Libya and Turkey are about to settle the dispute about the contracts and deals that were granted to Turkish businessmen before 2011 but that were cancelled after the revolution that ousted the former Khaddafi regime.
As political and economic relations between the two countries are warming up, Turkish businessmen may be compensated for the losses incurred after their contracts were terminated by the Libyan government.
Turkish businessmen have been struggling for over a year to settle their dispute with Libyan authorities, which finally agreed to pay about half of the contracts outstanding payments owed to Turkish firms over the coming weeks. Compensations for breach of contract will also be granted but on the condition that the firms resume work on the abandoned projects immediately.
According to Libyan lawmaker Abdurahman Al-Shater, one of the main reasons behind the compensation move is “price-wise”. The decision was not dictated by political reasons, he said explaining that Turkish firms offer the same quality as their European counterparts at a much cheaper price for the country’s rebuilding projects.

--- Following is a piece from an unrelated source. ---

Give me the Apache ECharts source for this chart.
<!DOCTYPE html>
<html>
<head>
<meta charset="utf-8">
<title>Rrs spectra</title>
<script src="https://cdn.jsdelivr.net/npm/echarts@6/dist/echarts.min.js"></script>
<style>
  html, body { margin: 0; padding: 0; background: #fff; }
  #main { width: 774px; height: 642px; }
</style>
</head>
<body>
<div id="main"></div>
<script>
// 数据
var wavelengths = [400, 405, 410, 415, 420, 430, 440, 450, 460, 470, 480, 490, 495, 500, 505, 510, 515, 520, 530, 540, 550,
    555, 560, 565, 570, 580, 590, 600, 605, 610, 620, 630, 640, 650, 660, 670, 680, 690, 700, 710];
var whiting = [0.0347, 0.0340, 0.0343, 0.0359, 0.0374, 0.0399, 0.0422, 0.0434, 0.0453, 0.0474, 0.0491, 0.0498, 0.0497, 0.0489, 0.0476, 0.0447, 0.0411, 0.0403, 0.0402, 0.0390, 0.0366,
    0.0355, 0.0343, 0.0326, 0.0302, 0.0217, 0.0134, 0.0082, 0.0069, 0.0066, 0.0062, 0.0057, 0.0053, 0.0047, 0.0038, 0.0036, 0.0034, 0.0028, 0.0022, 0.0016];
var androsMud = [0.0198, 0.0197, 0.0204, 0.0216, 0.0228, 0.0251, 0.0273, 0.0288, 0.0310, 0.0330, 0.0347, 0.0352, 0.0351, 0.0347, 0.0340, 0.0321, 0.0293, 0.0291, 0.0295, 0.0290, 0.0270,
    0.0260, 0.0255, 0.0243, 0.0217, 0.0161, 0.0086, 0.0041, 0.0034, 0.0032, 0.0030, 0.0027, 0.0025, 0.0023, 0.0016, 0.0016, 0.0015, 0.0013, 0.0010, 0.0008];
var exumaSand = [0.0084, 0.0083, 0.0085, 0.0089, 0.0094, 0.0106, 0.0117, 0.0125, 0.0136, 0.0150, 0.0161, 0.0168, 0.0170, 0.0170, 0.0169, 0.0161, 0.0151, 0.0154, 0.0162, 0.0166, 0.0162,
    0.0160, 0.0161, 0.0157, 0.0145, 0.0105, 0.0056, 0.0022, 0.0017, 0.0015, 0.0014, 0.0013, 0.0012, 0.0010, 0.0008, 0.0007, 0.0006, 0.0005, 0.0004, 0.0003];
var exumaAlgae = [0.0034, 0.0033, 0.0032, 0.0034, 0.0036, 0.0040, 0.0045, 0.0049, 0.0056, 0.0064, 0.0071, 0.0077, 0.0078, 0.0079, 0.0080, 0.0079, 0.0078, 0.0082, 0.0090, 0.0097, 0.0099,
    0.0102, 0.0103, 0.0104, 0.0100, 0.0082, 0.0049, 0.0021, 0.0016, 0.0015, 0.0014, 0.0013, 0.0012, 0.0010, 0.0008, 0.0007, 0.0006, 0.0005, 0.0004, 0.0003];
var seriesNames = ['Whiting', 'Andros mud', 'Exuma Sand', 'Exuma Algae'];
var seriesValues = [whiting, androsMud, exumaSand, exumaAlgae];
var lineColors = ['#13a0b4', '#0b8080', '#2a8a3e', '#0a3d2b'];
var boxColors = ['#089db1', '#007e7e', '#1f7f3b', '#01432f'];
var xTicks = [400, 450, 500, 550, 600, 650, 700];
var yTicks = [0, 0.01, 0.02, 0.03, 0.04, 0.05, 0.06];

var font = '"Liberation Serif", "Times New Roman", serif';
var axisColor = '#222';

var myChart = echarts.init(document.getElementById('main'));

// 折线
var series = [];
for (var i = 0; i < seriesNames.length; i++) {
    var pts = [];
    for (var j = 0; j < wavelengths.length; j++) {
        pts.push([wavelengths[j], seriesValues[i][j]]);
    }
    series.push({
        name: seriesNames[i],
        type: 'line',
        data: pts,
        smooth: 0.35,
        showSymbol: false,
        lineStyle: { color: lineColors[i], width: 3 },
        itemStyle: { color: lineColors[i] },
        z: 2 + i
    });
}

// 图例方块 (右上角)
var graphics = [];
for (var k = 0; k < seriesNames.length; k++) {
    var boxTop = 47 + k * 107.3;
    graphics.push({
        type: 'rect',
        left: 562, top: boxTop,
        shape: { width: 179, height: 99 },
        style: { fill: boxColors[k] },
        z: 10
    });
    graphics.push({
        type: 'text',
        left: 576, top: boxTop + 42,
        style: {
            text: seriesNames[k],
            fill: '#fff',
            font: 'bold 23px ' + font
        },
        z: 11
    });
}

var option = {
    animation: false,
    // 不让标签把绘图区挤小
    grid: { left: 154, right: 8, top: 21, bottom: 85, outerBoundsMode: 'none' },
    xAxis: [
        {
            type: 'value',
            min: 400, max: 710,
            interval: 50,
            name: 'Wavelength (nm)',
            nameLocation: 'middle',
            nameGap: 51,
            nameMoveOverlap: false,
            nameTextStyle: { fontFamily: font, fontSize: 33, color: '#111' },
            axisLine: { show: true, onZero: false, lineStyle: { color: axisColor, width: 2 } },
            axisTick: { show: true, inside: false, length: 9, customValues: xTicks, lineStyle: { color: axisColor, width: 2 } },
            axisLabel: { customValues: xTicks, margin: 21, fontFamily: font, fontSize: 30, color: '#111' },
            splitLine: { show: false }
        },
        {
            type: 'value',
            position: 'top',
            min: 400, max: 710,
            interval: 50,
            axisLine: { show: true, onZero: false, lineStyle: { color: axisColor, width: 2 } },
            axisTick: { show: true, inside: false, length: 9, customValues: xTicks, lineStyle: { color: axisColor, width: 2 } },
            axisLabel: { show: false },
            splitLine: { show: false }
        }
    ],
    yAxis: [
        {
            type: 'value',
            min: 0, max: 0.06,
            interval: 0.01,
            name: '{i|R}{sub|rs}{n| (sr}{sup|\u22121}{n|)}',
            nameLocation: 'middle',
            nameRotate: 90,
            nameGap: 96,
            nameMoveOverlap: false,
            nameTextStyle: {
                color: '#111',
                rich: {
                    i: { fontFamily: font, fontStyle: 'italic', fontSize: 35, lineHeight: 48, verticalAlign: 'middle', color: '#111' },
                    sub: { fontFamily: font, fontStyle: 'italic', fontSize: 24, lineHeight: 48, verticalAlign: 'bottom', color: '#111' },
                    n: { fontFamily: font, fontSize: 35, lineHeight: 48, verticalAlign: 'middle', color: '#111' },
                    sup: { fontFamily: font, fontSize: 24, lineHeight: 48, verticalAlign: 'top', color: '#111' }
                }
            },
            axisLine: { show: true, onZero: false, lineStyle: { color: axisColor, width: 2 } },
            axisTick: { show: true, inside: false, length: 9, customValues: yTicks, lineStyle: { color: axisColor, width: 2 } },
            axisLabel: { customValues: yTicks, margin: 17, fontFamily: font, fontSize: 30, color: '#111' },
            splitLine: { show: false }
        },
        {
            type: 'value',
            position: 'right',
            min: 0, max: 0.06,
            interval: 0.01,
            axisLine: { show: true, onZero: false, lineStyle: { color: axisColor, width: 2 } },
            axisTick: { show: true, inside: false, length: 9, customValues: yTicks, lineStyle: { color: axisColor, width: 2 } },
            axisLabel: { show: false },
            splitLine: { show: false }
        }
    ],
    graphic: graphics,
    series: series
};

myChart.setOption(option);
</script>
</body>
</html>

In their desire to increase their activities with Libya, more than half of the companies present at the 2012 Libya-Build exhibition were Turkish companies. Turkey has developed a new foreign strategy to position itself as a principal rebuilder in post Arab spring countries.
The president of the American Chamber of Commerce in Libya1, Richard Griffiths, said the Turkish “are the ones who are reaping the rewards” due to their massive presence in trade related events coupled with their diplomacy. Last year, trade between the two countries was equivalent to around $2.5 billion.
More than 3,000 Turkish nationals left Libya when the uprising began. The debt owed to about 100 Turkish firms is estimated at $20 million. The Ankara government exerted pressures on Libya to get its businessmen, operating mostly in the construction sector, to be paid ahead of those from other countries.